In my hierarchy of directories I have many text files called STATUS.txt. These text files each contain one keyword such as COMPLETE, WAITING, FUTURE or OPEN. I wish to execute a shell command of the following form:
./mycommand OPEN
which will list all the directories that contain a file called STATUS.txt, where this file contains the text "OPEN"
In future I will want to extend this script so that the directories returned are sorted. Sorting will determined by a numeric value stored the file PRIORITY.txt, which lives in the same directories as STATUS.txt. However, this can wait until my competence level improves. For the time being I am happy to list the directories in any order.
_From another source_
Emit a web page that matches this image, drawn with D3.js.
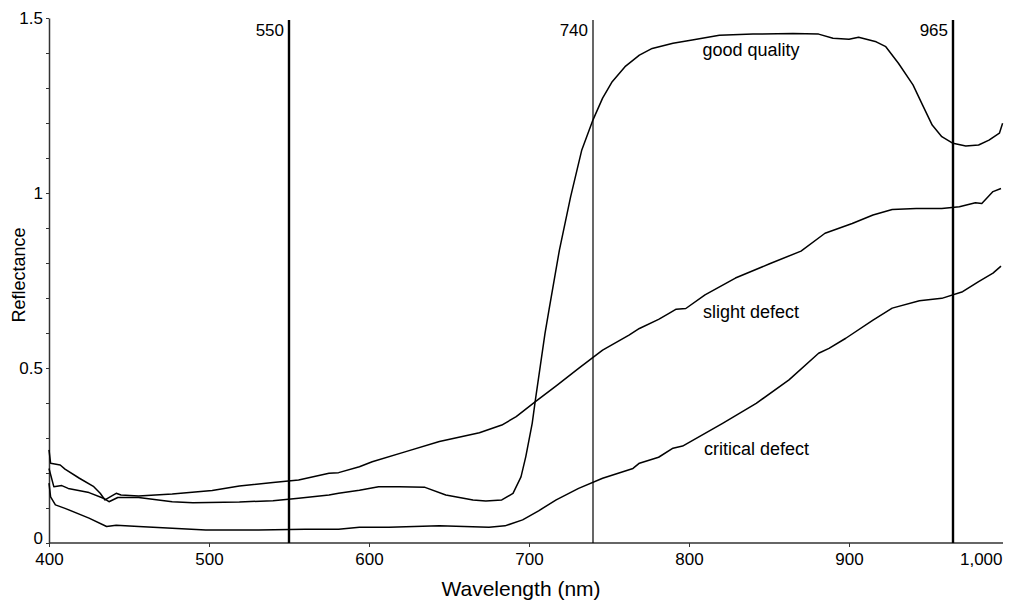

I have searched Stack Overflow for the following, but to no avail:
unix filter by file contents
linux filter by file contents
shell traverse directory file contents
bash traverse directory file contents
shell traverse directory find
bash traverse directory find
linux file contents directory
unix file contents directory
linux find name contents
unix find name contents
shell read file show directory
bash read file show directory
bash directory search
shell directory search
I have tried the following shell commands:
This helps me identify all the directories that contain STATUS.txt
$ find ./ -name STATUS.txt
This reads STATUS.txt for every directory that contains it
$ find ./ -name STATUS.txt | xargs -I{} cat {}
This doesn't return any text, I was hoping it would return the name of each directory
$ find . -type d | while read d; do if [ -f STATUS.txt ]; then echo "${d}"; fi; done
... or the other way around:
find . -name "STATUS.txt" -exec grep -lF "OPEN" \{} +
If you want to wrap that in a script, a good starting point might be:
#!/bin/sh
[ $# -ne 1 ] && echo "One argument required" >&2 && exit 2
find . -name "STATUS.txt" -exec grep -lF "$1" \{} +
As pointed out by #BroSlow, if you are looking for directories containing the matching STATUS.txt files, this might be more what you are looking for:
fgrep --include='STATUS.txt' -rl 'OPEN' | xargs -L 1 dirname
Or better
fgrep --include='STATUS.txt' -rl 'OPEN' |
sed -e 's|^[^/]*$|./&|' -e 's|/[^/]*$||'
# ^^^^^^^^^^^^^^^^^^^^^^^^^^^^^^^^^^^^
# simulate `xargs -L 1 dirname` using `sed`
# (no trailing `\`; returns `.` for path without dir part)
Maybe you can try this:
grep -rl "OPEN" . --include='STATUS.txt'| sed 's/STATUS.txt//'
where grep -r means recursive , -l means only list the files matching, '.' is the directory location. You can pipe it to sed to remove the file name.
You can then wrap this in a bash script file where you can pass in keywords such as 'OPEN', 'FUTURE' as an argument.
#!/bin/bash
grep -rl "$1" . --include='STATUS.txt'| sed 's/STATUS.txt//'
Try something like this
find -type f -name "STATUS.txt" -exec grep -q "OPEN" {} \; -exec dirname {} \;
or in a script
#!/bin/bash
(($#==1)) || { echo "Usage: $0 <pattern>" && exit 1; }
find -type f -name "STATUS.txt" -exec grep -q "$1" {} \; -exec dirname {} \;
You could use grep and awk instead of find:
grep -r OPEN * | awk '{split($1, path, ":"); print path[1]}' | xargs -I{} dirname {}
The above grep will list all files containing "OPEN" recursively inside you dir structure. The result will be something like:
dir_1/subdir_1/STATUS.txt:OPEN
dir_2/subdir_2/STATUS.txt:OPEN
dir_2/subdir_3/STATUS.txt:OPEN
Then the awk script will split this output at the colon and print the first part of it (the dir path).
dir_1/subdir_1/STATUS.txt
dir_2/subdir_2/STATUS.txt
dir_2/subdir_3/STATUS.txt
The dirname will then return only the directory path, not the file name, which I suppose it what you want.
I'd consider using Perl or Python if you want to evolve this further, though, as it might get messier if you want to add priorities and sorting.
Taking up the accepted answer, it does not output a sorted and unique directory list. At the end of the "find" command, add:
| sort -u
or:
| sort | uniq
to get the unique list of the directories.
Credits go to Get unique list of all directories which contain a file whose name contains a string.
IMHO you should write a Python script which:
Examines your directory structure and finds all files named STATUS.txt.
For each found file:
reads the file and executes mycommand depending on what the file contains.
If you want to extend the script later with sorting, you can find all the interesting files first, save them to a list, sort the list and execute the commands on the sorted list.